Saturday 22 August 2009

Charles Stross: Saturn's Children (2008)


Edition: Orbit, 2009

What might happen if the human race became extinct in a couple of centuries time? In particular, what would robots, computers, and other intelligent machines left behind do? This question is basically the starting point for Stross' Hugo short listed novel. The central character of Saturn's Children is a particularly obsolete robot, designed as an escort - an intelligent sex toy - for the men who no longer exist. Freya Nakamichi-47 is scraping a living, her unfashiionable body shape an unwelcome reminder to other robots of a subservient past, when she accidentally kills a member of the new machine aristocracy and has to take a dangerous job to escape from Venus.

Apart from the basic idea - it's certainly ingenious to wonder about the fate of an intelligent sex toy when there's no one to sleep with - Stross taps into many familiar themes from the science fiction genre, with a twist each time. For example, this is really a coming of age story, a staple of the genre, but who ever heard of a coming of age story with a central character already two hundred years old? Or the space journey from Venus to Mercury, courtesy of a space pod with an irritating chirpy personality which functions by having sex with its passenger during the whole trip: it has to properly cocoon and pad the internal orifices of Freya's body, and why not make this as pleasurable as possible for both of them?

This is a novel that Robert Heinlein could have written, if hed been able to drop some of his prejudices and sexual obsessions. It has strong parallels with Friday, one of the best of his later novels. And this is not the only Heinlein novel which Stross either parallels or refers to in Saturn's Children. I noticed quick references to (short story) The Green Hills of Earth and The Number of the Beast, and I Will Fear No Evil, among others. Other writers have updated Heinlein, of course: John Barnes' Orbital Resonance is a particularly successful example. But Stross goes beyond just modernising one of the most famous science fiction authors. Heinlein was never particularly interested in robots; the artificial intelligences in his books are larger and fairly sessile: ship's computers, or the computers to run the services of a city. Thinking and writing about the design and built-in limitations of robot brains is distinctly Asimovian, Stross effectively updating the Three Laws of Robotics for today's readers. To bring together two such contrasting authors in this way is no mean feat.

Stross also has something to say about racism, servitue, identity, and theories of sociological evolution through this story. There is more to Saturn's Children than appears on the surface. Given these themes, it is not surprising that another novel he refers to is 1984.

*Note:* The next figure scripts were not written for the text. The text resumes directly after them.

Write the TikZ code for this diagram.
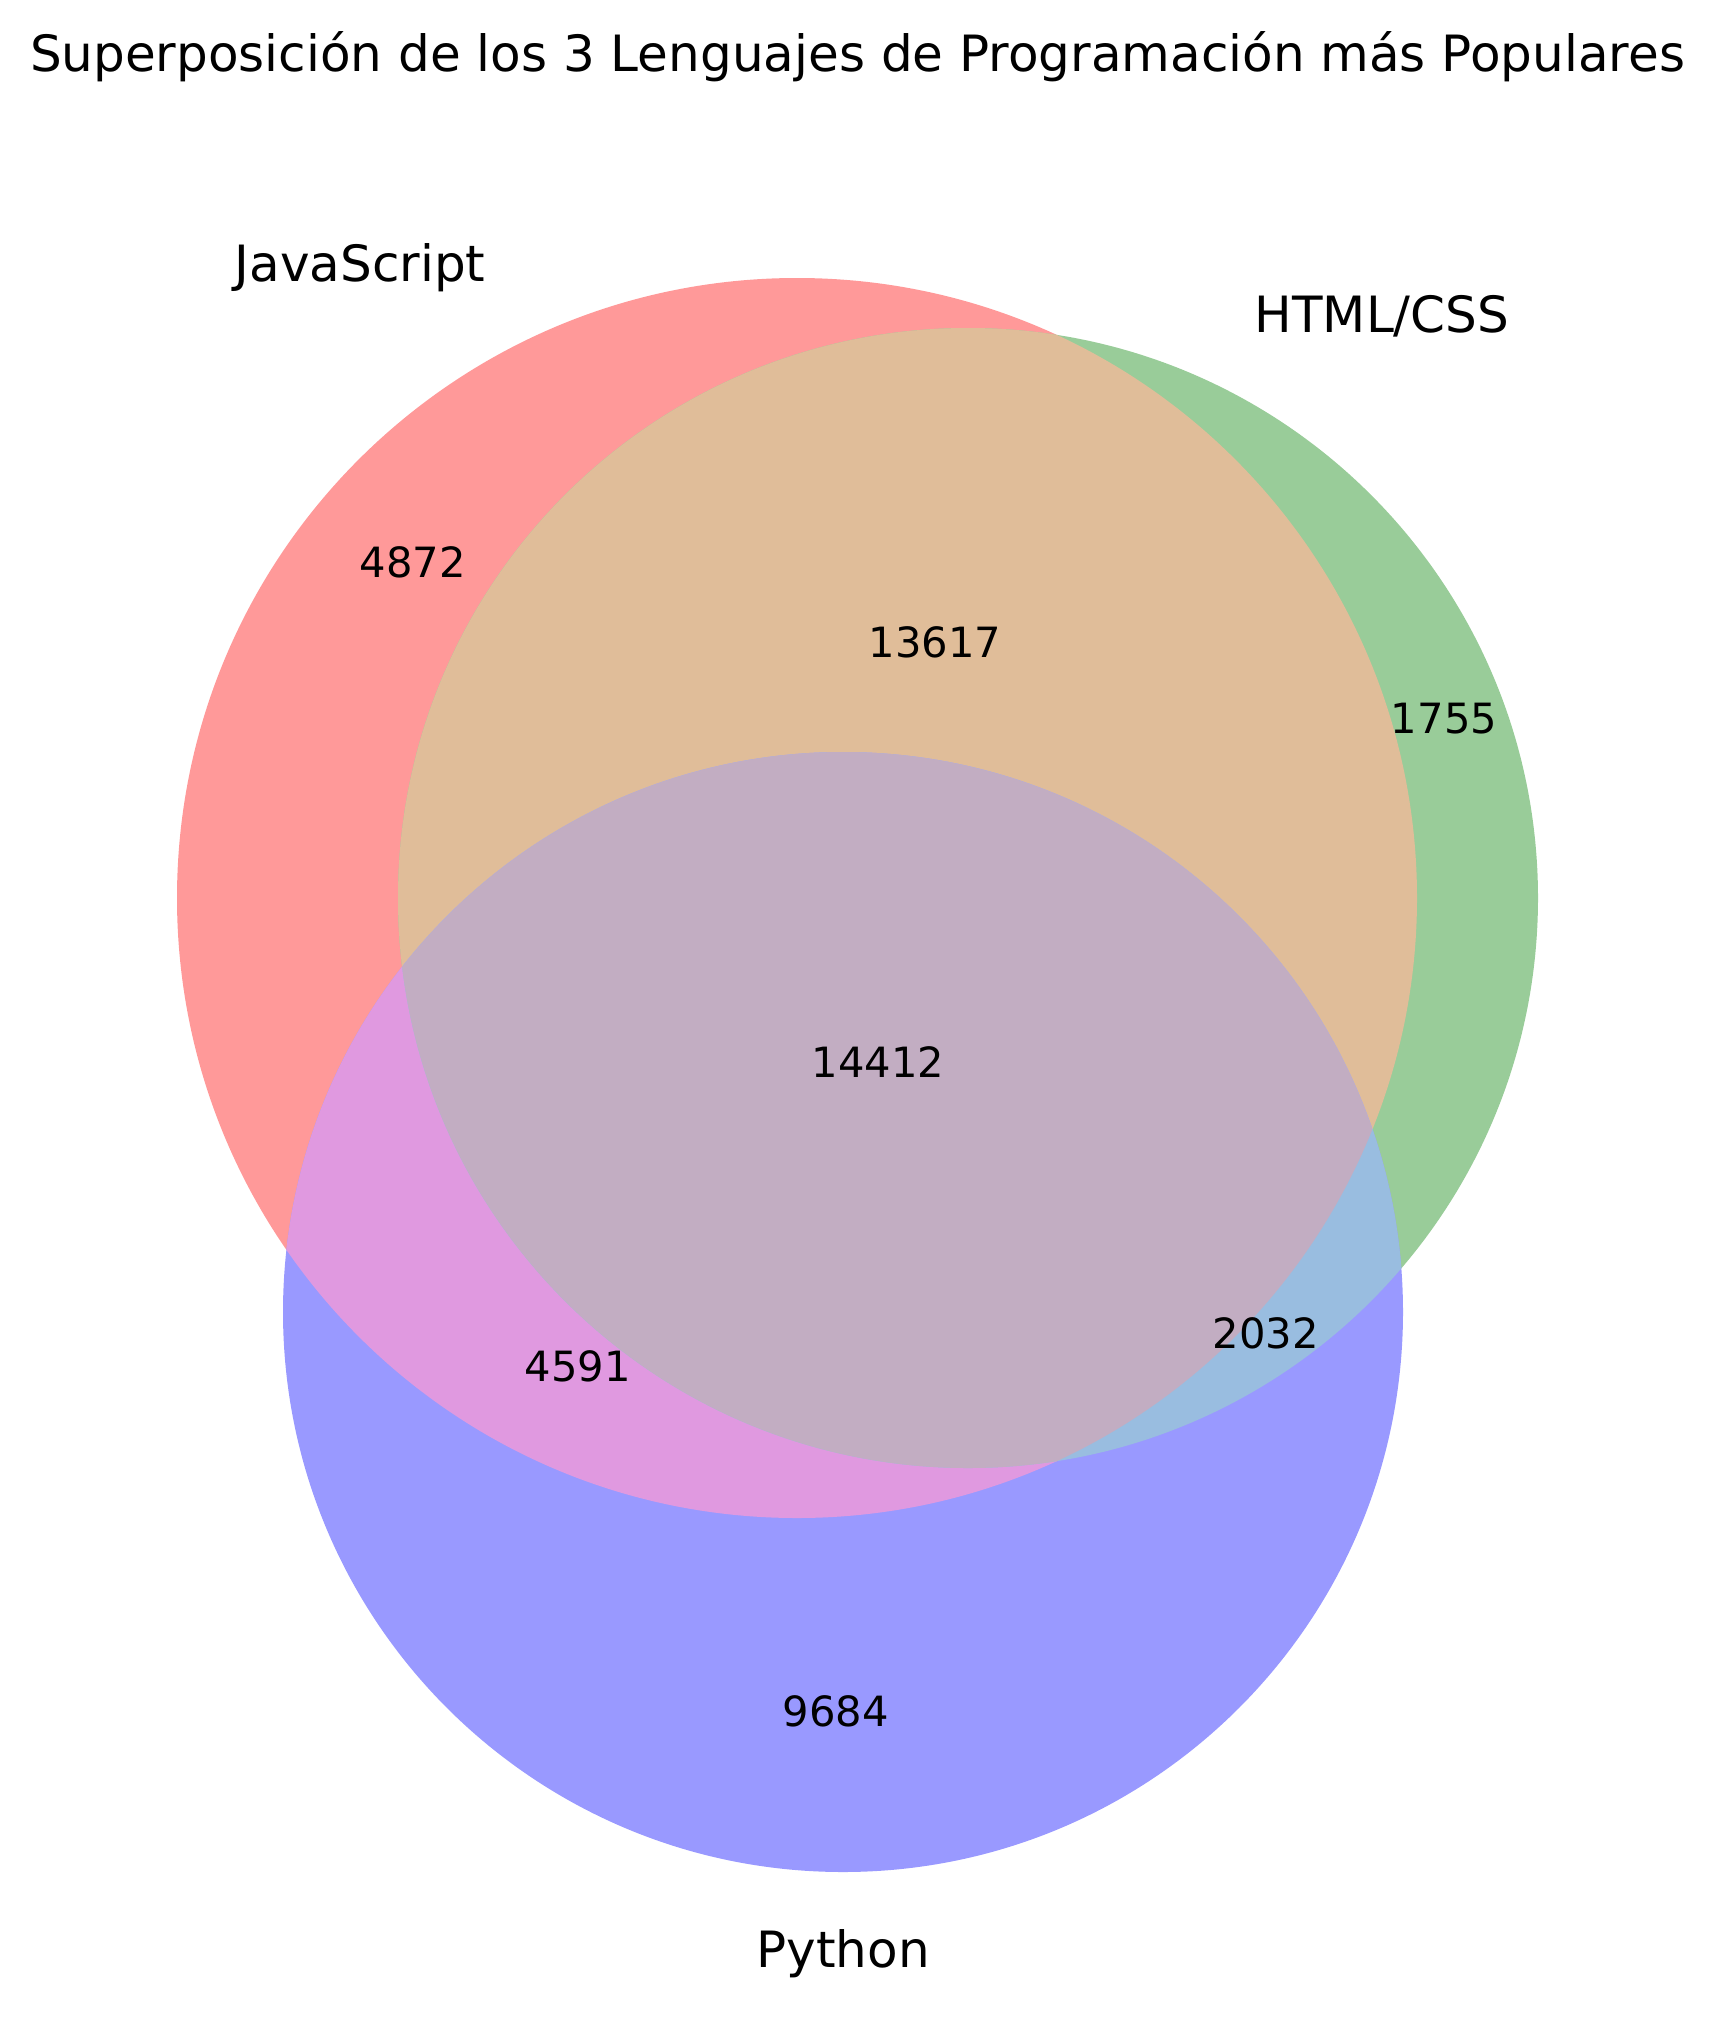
\documentclass[tikz,border=0pt]{standalone}
\usepackage{fontspec}
\setmainfont{DejaVu Sans}
\definecolor{cR}{RGB}{255,153,153}
\definecolor{cG}{RGB}{153,204,153}
\definecolor{cB}{RGB}{153,153,255}
\definecolor{cRG}{RGB}{224,189,153}
\definecolor{cRB}{RGB}{224,153,224}
\definecolor{cGB}{RGB}{153,189,224}
\definecolor{cRGB}{RGB}{194,173,194}
\begin{document}
\begin{tikzpicture}[x=1pt,y=-1pt,
  lbl/.style={font=\fontsize{50}{60}\selectfont, inner sep=0pt},
  num/.style={font=\fontsize{41.67}{50}\selectfont, inner sep=0pt}]
\useasboundingbox (0,0) rectangle (1715,2031);
% single sets
\fill[cR] (797,898) circle[radius=620pt];
\fill[cG] (968,898) circle[radius=570pt];
\fill[cB] (843,1312) circle[radius=560pt];
% pairwise
\begin{scope}
  \clip (797,898) circle[radius=620pt];
  \fill[cRG] (968,898) circle[radius=570pt];
\end{scope}
\begin{scope}
  \clip (797,898) circle[radius=620pt];
  \fill[cRB] (843,1312) circle[radius=560pt];
\end{scope}
\begin{scope}
  \clip (968,898) circle[radius=570pt];
  \fill[cGB] (843,1312) circle[radius=560pt];
\end{scope}
\begin{scope}
  \clip (797,898) circle[radius=620pt];
  \clip (968,898) circle[radius=570pt];
  \fill[cRGB] (843,1312) circle[radius=560pt];
\end{scope}
% texts
\node[lbl, anchor=base] (title) at (857.5,72) {Superposición de los 3 Lenguajes de Programación más Populares};
\node[lbl, anchor=base] (js) at (360,281) {JavaScript};
\node[lbl, anchor=base] (html) at (1382,332) {HTML/CSS};
\node[lbl, anchor=base] (py) at (843,1967) {Python};
\node[num] (n100) at (413,562) {4872};
\node[num] (n110) at (935,642) {13617};
\node[num] (n010) at (1444,719) {1755};
\node[num] (n111) at (878,1062) {14412};
\node[num] (n101) at (578,1366) {4591};
\node[num] (n011) at (1266,1333) {2032};
\node[num] (n001) at (836,1711) {9684};
\end{tikzpicture}
\end{document}
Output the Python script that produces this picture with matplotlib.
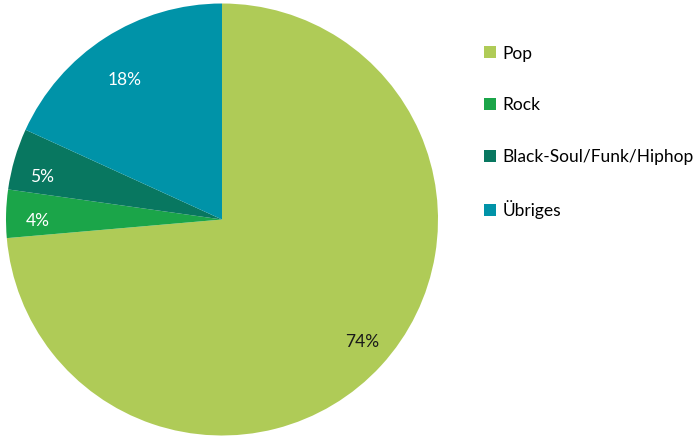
import matplotlib.pyplot as plt
import numpy as np

labels = ["Pop", "Rock", "Black-Soul/Funk/Hiphop", "Übriges"]
shares = [73.7, 3.6, 4.6, 18.2]        # unrounded shares (wedge sizes)
shares_shown = [74, 4, 5, 18]          # rounded values printed on the chart
colors = ["#AFCB57", "#1BA549", "#087760", "#0093A8"]
pct_colors = ["#1a1a1a", "white", "white", "white"]

plt.rcParams['font.family'] = ['Lato', 'DejaVu Sans']

fig = plt.figure(figsize=(6.95, 4.36), dpi=100)
ax = fig.add_axes([6/695, 1-436/436, 432/695, 433/436])

wedges, texts, autotexts = ax.pie(shares, colors=colors, startangle=90, counterclock=False,
                                  autopct='%d%%', pctdistance=0.85,
                                  wedgeprops=dict(linewidth=0),
                                  textprops=dict(fontsize=12.5))
# print the published values and nudge labels to where the original has them
for t, s, c, r, da in zip(autotexts, shares_shown, pct_colors,
                          [0.862, 0.852, 0.858, 0.79], [1.2, 2.1, 2.9, 2.2]):
    t.set_text("%d%%" % s)
    x, y = t.get_position()
    ang = np.arctan2(y, x) + np.radians(da)
    t.set_position((r*np.cos(ang), r*np.sin(ang)))
    t.set_color(c)
ax.set_xlim(-1.0, 1.0)
ax.set_ylim(-1.0, 1.0)
ax.set_aspect('equal')

fig.legend(wedges, labels, loc='upper left', bbox_to_anchor=(484/695, 1-45.5/436),
           frameon=False, fontsize=12.5, handlelength=0.7, handleheight=0.7,
           handletextpad=0.35, labelspacing=2.05, borderaxespad=0, borderpad=0)

fig.savefig("out.png", dpi=100)
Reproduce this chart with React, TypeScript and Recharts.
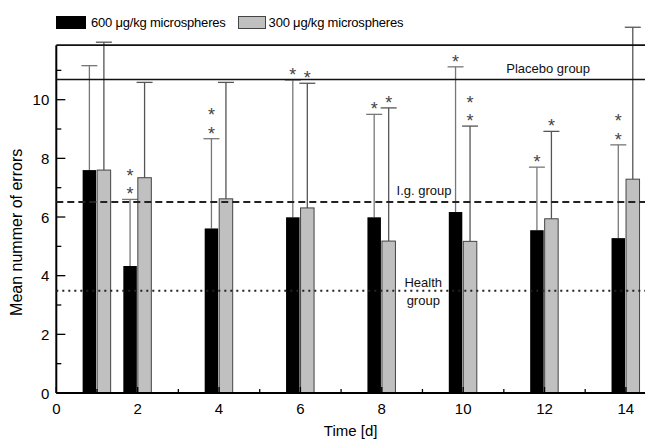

Why the title? The reference is to Roman mythology (strictly speaking, Greek mythology as adopted by the Romans). Saturn, ruler of the Titans, bore a series of children by Rhea (not so co-incidentally the name of the first of Freya's robot model, from whom all their personalities are derived with a small amount of randomisation). When each child was born, Saturn swallowed them, because of a prophecy that one of them would overthrow him as ruler of the universe, as he had his own father. Eventually, Rhea deceived him, giving him a stone instead of a baby and bringing up Jupiter in secret, to eventually fulfil the prophecy. There is clearly a connection with the supplanting of humanity by their robot creations, as well as resonances between the personalities in the myth and the various bodies in the solar system named after them in a story which involves a lot of interplanetary travel.

The biggest problem with this edition is nothing to do with Charles Stross (at least, I hope he wasn't involved in the decision). At the back, there is something which has now become common in genre fiction, the excerpt from a new title, "if you enjoyed this book, you might like...". I am not a big fan of this in general, even when the excerpt is by the same author, and this is a particularly strange example. Michael Cobley''s Seeds of Earth seems from the chapter published here to come from a branch of the science fiction genre extremely remote from Saturn's Children, and I would judge it unlikely to appeal to the readers who enjoyed this: they might do, if they pick it up some other time, but the contrast between the two is jarring. Surely the point should be to encourage the reader to try it, not pick a random entry from the publisher's new releases which is more likely to put the reader of the excerpt off buying it. Perhaps in this case, the excerpt should have been accompanied by, "if you didn't think much of this novel, one you might prefer instead is...".

I was reading this - at home, not attending - during the 2009 WorldCon, Anticipation. So I was in the middle of Saturn's Children when the winners of this year's Hugo Awards were announced, including the best novel, the category for which it was short listed. Did it win? No. Did it deserve to win? I can't actually answer that, as I haven't yet read all the short listed novels. However, I did think it would have been a better choice than the actual winner, Neil Gaiman's The Graveyard Book. Good though that is, I felt that Saturn's Children has a lot more to say and is a bigger achievement. It renews some familiar, well loved, parts of the science fiction genre for the twenty first century. My rating: 8/10.